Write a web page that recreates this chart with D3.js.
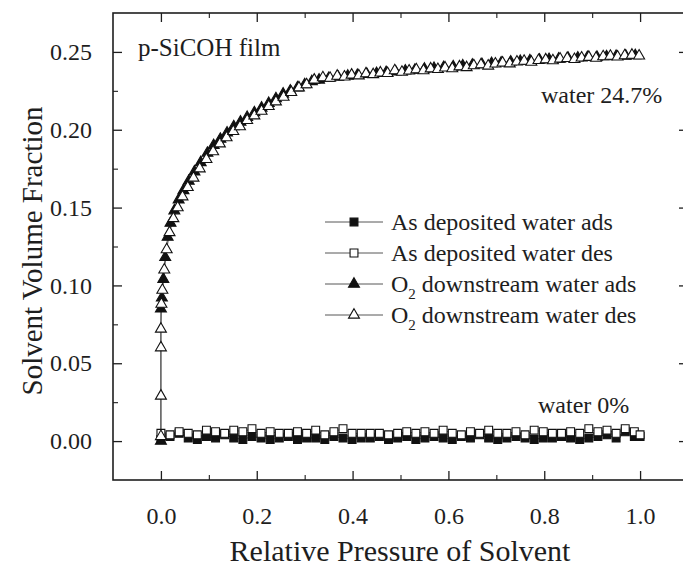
<!DOCTYPE html>
<html>
<head>
<meta charset="utf-8">
<script src="https://cdn.jsdelivr.net/npm/d3@7"></script>
<style>
  html, body { margin: 0; padding: 0; background: #fff; }
  svg { display: block; }
  text { font-family: "Liberation Serif", "Times New Roman", serif; fill: #1e1e1e; }
</style>
</head>
<body>
<svg id="chart" width="683" height="570"></svg>
<script>
// Water uptake isotherms of a porous SiCOH film (ellipsometric porosimetry)

// O2 downstream treated film, adsorption branch
const o2AdsPressure = [0.000, 0.000, 0.002, 0.005, 0.009, 0.014, 0.020, 0.028, 0.037, 0.047,
  0.058, 0.070, 0.083, 0.097, 0.110, 0.124, 0.138, 0.152, 0.166, 0.180,
  0.195, 0.210, 0.225, 0.240, 0.255, 0.270, 0.285, 0.300, 0.315, 0.330,
  0.350, 0.370, 0.390, 0.410, 0.430, 0.450, 0.470, 0.490, 0.510, 0.530,
  0.550, 0.570, 0.590, 0.610, 0.630, 0.650, 0.670, 0.690, 0.710, 0.730,
  0.750, 0.770, 0.790, 0.810, 0.830, 0.850, 0.870, 0.890, 0.910, 0.930,
  0.950, 0.970, 0.990];
const o2AdsFraction = [0.000, 0.085, 0.092, 0.104, 0.118, 0.131, 0.140, 0.148, 0.155, 0.161,
  0.167, 0.173, 0.179, 0.185, 0.190, 0.194, 0.198, 0.202, 0.205, 0.208,
  0.211, 0.214, 0.217, 0.220, 0.223, 0.225, 0.227, 0.229, 0.231, 0.232,
  0.2330, 0.2338, 0.2345, 0.2350, 0.2356, 0.2362, 0.2368, 0.2372, 0.2378, 0.2383,
  0.2390, 0.2395, 0.2401, 0.2405, 0.2411, 0.2416, 0.2420, 0.2426, 0.2430, 0.2436,
  0.2440, 0.2444, 0.2449, 0.2452, 0.2455, 0.2459, 0.2462, 0.2465, 0.2467, 0.2470,
  0.2472, 0.2474, 0.2477];

// O2 downstream treated film, desorption branch
const o2DesPressure = [0.000, 0.000, 0.000, 0.000, 0.001, 0.003, 0.007, 0.012, 0.018, 0.026,
  0.035, 0.045, 0.056, 0.068, 0.081, 0.095, 0.109, 0.123, 0.137, 0.151,
  0.165, 0.180, 0.195, 0.210, 0.225, 0.240, 0.256, 0.272, 0.288, 0.304,
  0.320, 0.338, 0.353, 0.368, 0.383, 0.398, 0.413, 0.428, 0.443, 0.458,
  0.473, 0.488, 0.503, 0.518, 0.533, 0.548, 0.563, 0.578, 0.593, 0.608,
  0.623, 0.638, 0.653, 0.668, 0.683, 0.698, 0.713, 0.728, 0.743, 0.758,
  0.773, 0.788, 0.803, 0.818, 0.833, 0.848, 0.863, 0.878, 0.893, 0.908,
  0.923, 0.938, 0.953, 0.968, 0.983, 0.998];
const o2DesFraction = [0.003, 0.029, 0.060, 0.072, 0.088, 0.097, 0.110, 0.123, 0.134, 0.143,
  0.150, 0.157, 0.163, 0.169, 0.175, 0.181, 0.186, 0.191, 0.195, 0.199,
  0.202, 0.206, 0.209, 0.212, 0.215, 0.218, 0.221, 0.224, 0.227, 0.229,
  0.232, 0.2335, 0.2332, 0.2345, 0.2340, 0.2352, 0.2347, 0.2360, 0.2355, 0.2366,
  0.2362, 0.2380, 0.2370, 0.2378, 0.2386, 0.2380, 0.2392, 0.2388, 0.2398, 0.2393,
  0.2405, 0.2400, 0.2412, 0.2418, 0.2410, 0.2423, 0.2430, 0.2424, 0.2436, 0.2441,
  0.2435, 0.2446, 0.2450, 0.2444, 0.2455, 0.2459, 0.2452, 0.2462, 0.2466, 0.2460,
  0.2470, 0.2473, 0.2468, 0.2476, 0.2480, 0.2475];

// As deposited film, both branches share the pressure steps
const asDepPressure = [0.000, 0.019, 0.038, 0.057, 0.076, 0.095, 0.114, 0.133, 0.152, 0.171,
  0.190, 0.209, 0.228, 0.247, 0.266, 0.285, 0.304, 0.323, 0.342, 0.361,
  0.380, 0.399, 0.418, 0.437, 0.456, 0.475, 0.494, 0.513, 0.532, 0.551,
  0.570, 0.589, 0.608, 0.627, 0.646, 0.665, 0.684, 0.703, 0.722, 0.741,
  0.760, 0.779, 0.798, 0.817, 0.836, 0.855, 0.874, 0.893, 0.912, 0.931,
  0.950, 0.969, 0.988, 1.000];
const asDepAdsFraction = [0.001, 0.003, 0.005, 0.002, 0.001, 0.003, 0.002, 0.004, 0.002, 0.001,
  0.003, 0.002, 0.001, 0.002, 0.003, 0.001, 0.002, 0.002, 0.001, 0.003,
  0.002, 0.001, 0.002, 0.002, 0.003, 0.001, 0.002, 0.003, 0.001, 0.002,
  0.003, 0.002, 0.001, 0.003, 0.002, 0.004, 0.002, 0.001, 0.002, 0.003,
  0.002, 0.001, 0.002, 0.002, 0.003, 0.002, 0.001, 0.002, 0.003, 0.004,
  0.002, 0.006, 0.003, 0.003];
const asDepDesFraction = [0.005, 0.004, 0.006, 0.005, 0.004, 0.007, 0.006, 0.005, 0.007, 0.006,
  0.008, 0.005, 0.006, 0.005, 0.005, 0.006, 0.005, 0.007, 0.004, 0.006,
  0.008, 0.005, 0.005, 0.005, 0.005, 0.004, 0.005, 0.006, 0.005, 0.006,
  0.005, 0.007, 0.005, 0.004, 0.006, 0.005, 0.007, 0.005, 0.005, 0.006,
  0.004, 0.007, 0.006, 0.005, 0.005, 0.006, 0.005, 0.008, 0.006, 0.007,
  0.005, 0.008, 0.006, 0.004];

// Axis ticks
const xTicks = [0.0, 0.2, 0.4, 0.6, 0.8, 1.0];
const xMinorTicks = [0.1, 0.3, 0.5, 0.7, 0.9];
const yTicks = [0.00, 0.05, 0.10, 0.15, 0.20, 0.25];
const yMinorTicks = [0.025, 0.075, 0.125, 0.175, 0.225];

const seriesNames = ["As deposited water ads", "As deposited water des",
  "O2 downstream water ads", "O2 downstream water des"];

const series = [
  { name: seriesNames[0], x: asDepPressure, y: asDepAdsFraction, shape: "square", filled: true },
  { name: seriesNames[1], x: asDepPressure, y: asDepDesFraction, shape: "square", filled: false },
  { name: seriesNames[2], x: o2AdsPressure, y: o2AdsFraction, shape: "triangle", filled: true },
  { name: seriesNames[3], x: o2DesPressure, y: o2DesFraction, shape: "triangle", filled: false }
];

const ink = "#1e1e1e";
const serif = '"Liberation Serif", "Times New Roman", serif';
const svg = d3.select("#chart");
const plotLeft = 113, plotRight = 688, plotTop = 13, plotBottom = 480;

const x = d3.scaleLinear().domain([-0.1, 1.1]).range([plotLeft, plotRight]);
const y = d3.scaleLinear().domain([-0.025, 0.275]).range([plotBottom, plotTop]);

const symbolFor = s => s.shape === "square"
  ? d3.symbol().type(d3.symbolSquare).size(62)
  : d3.symbol().type(d3.symbolTriangle).size(52);

// Axes with inward ticks on all four sides
const major = 9, minor = 5;
function drawAxis(axisGen, minorGen, transform, labelled) {
  const g = svg.append("g").attr("transform", transform).call(axisGen);
  g.select(".domain").remove();
  g.selectAll(".tick line").attr("stroke", ink).attr("stroke-width", 1.3);
  if (!labelled) g.selectAll(".tick text").remove();
  const m = svg.append("g").attr("transform", transform).call(minorGen);
  m.select(".domain").remove();
  m.selectAll(".tick text").remove();
  m.selectAll(".tick line").attr("stroke", ink).attr("stroke-width", 1.1);
  return g;
}

const bottomAxis = drawAxis(
  d3.axisBottom(x).tickValues(xTicks).tickSize(-major).tickPadding(major + 18).tickFormat(d3.format(".1f")),
  d3.axisBottom(x).tickValues(xMinorTicks).tickSize(-minor),
  `translate(0,${plotBottom})`, true);
bottomAxis.selectAll(".tick text").attr("font-size", 24).attr("fill", ink).style("font-family", serif);

drawAxis(
  d3.axisTop(x).tickValues(xTicks).tickSize(-major),
  d3.axisTop(x).tickValues(xMinorTicks).tickSize(-minor),
  `translate(0,${plotTop})`, false);

const leftAxis = drawAxis(
  d3.axisLeft(y).tickValues(yTicks).tickSize(-major).tickPadding(major + 12).tickFormat(d3.format(".2f")),
  d3.axisLeft(y).tickValues(yMinorTicks).tickSize(-minor),
  `translate(${plotLeft},0)`, true);
leftAxis.selectAll(".tick text").attr("font-size", 24).attr("fill", ink).style("font-family", serif);

drawAxis(
  d3.axisRight(y).tickValues(yTicks).tickSize(-major),
  d3.axisRight(y).tickValues(yMinorTicks).tickSize(-minor),
  `translate(${plotRight},0)`, false);

// Frame
svg.append("rect")
  .attr("x", plotLeft).attr("y", plotTop)
  .attr("width", plotRight - plotLeft).attr("height", plotBottom - plotTop)
  .attr("fill", "none").attr("stroke", ink).attr("stroke-width", 1.6);

// Series: connecting lines, then markers
const plot = svg.append("g");
const line = d3.line().x(d => x(d[0])).y(d => y(d[1]));

series.forEach(s => {
  const pts = s.x.map((v, i) => [v, s.y[i]]);
  plot.append("path").datum(pts)
    .attr("d", line).attr("fill", "none")
    .attr("stroke", "#444").attr("stroke-width", 0.9);
});

series.forEach(s => {
  const pts = s.x.map((v, i) => [v, s.y[i]]);
  plot.append("g").selectAll("path").data(pts).join("path")
    .attr("d", symbolFor(s)())
    .attr("transform", d => `translate(${x(d[0])},${y(d[1])})`)
    .attr("fill", s.filled ? "#111" : "#fff")
    .attr("stroke", "#111").attr("stroke-width", 1.1);
});

// Axis titles
svg.append("text")
  .attr("x", 400).attr("y", 561)
  .attr("text-anchor", "middle").attr("font-size", 30)
  .text("Relative Pressure of Solvent");

svg.append("text")
  .attr("transform", `translate(42,251) rotate(-90)`)
  .attr("text-anchor", "middle").attr("font-size", 29)
  .text("Solvent Volume Fraction");

// Annotations
svg.append("text").attr("x", 138).attr("y", 56).attr("font-size", 25).text("p-SiCOH film");
svg.append("text").attr("x", 541).attr("y", 103).attr("font-size", 24).text("water 24.7%");
svg.append("text").attr("x", 538).attr("y", 413).attr("font-size", 24).text("water 0%");

// Legend
const legendX = 325, legendY0 = 222, legendStep = 31;
series.forEach((s, i) => {
  const ly = legendY0 + i * legendStep;
  const g = svg.append("g");
  g.append("line").attr("x1", legendX).attr("x2", legendX + 58)
    .attr("y1", ly).attr("y2", ly).attr("stroke", "#444").attr("stroke-width", 0.9);
  g.append("path").attr("d", symbolFor(s)())
    .attr("transform", `translate(${legendX + 29},${ly})`)
    .attr("fill", s.filled ? "#111" : "#fff")
    .attr("stroke", "#111").attr("stroke-width", 1.1);
  const t = g.append("text").attr("x", legendX + 66).attr("y", ly + 8).attr("font-size", 24);
  if (s.name.startsWith("O2")) {
    t.append("tspan").text("O");
    t.append("tspan").attr("font-size", 15).attr("dy", 7).text("2");
    t.append("tspan").attr("dy", -7).text(s.name.slice(2));
  } else {
    t.text(s.name);
  }
});
</script>
</body>
</html>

━━━━

AIM OF THE EXERCISE: Repeat, exactly and in full, each line from the start of the data to the line that contains "film (ellipsometric porosimetry)". Pictures do not go in.

WRITTEN SOLUTION:
Write a web page that recreates this chart with D3.js.
<!DOCTYPE html>
<html>
<head>
<meta charset="utf-8">
<script src="https://cdn.jsdelivr.net/npm/d3@7"></script>
<style>
  html, body { margin: 0; padding: 0; background: #fff; }
  svg { display: block; }
  text { font-family: "Liberation Serif", "Times New Roman", serif; fill: #1e1e1e; }
</style>
</head>
<body>
<svg id="chart" width="683" height="570"></svg>
<script>
// Water uptake isotherms of a porous SiCOH film (ellipsometric porosimetry)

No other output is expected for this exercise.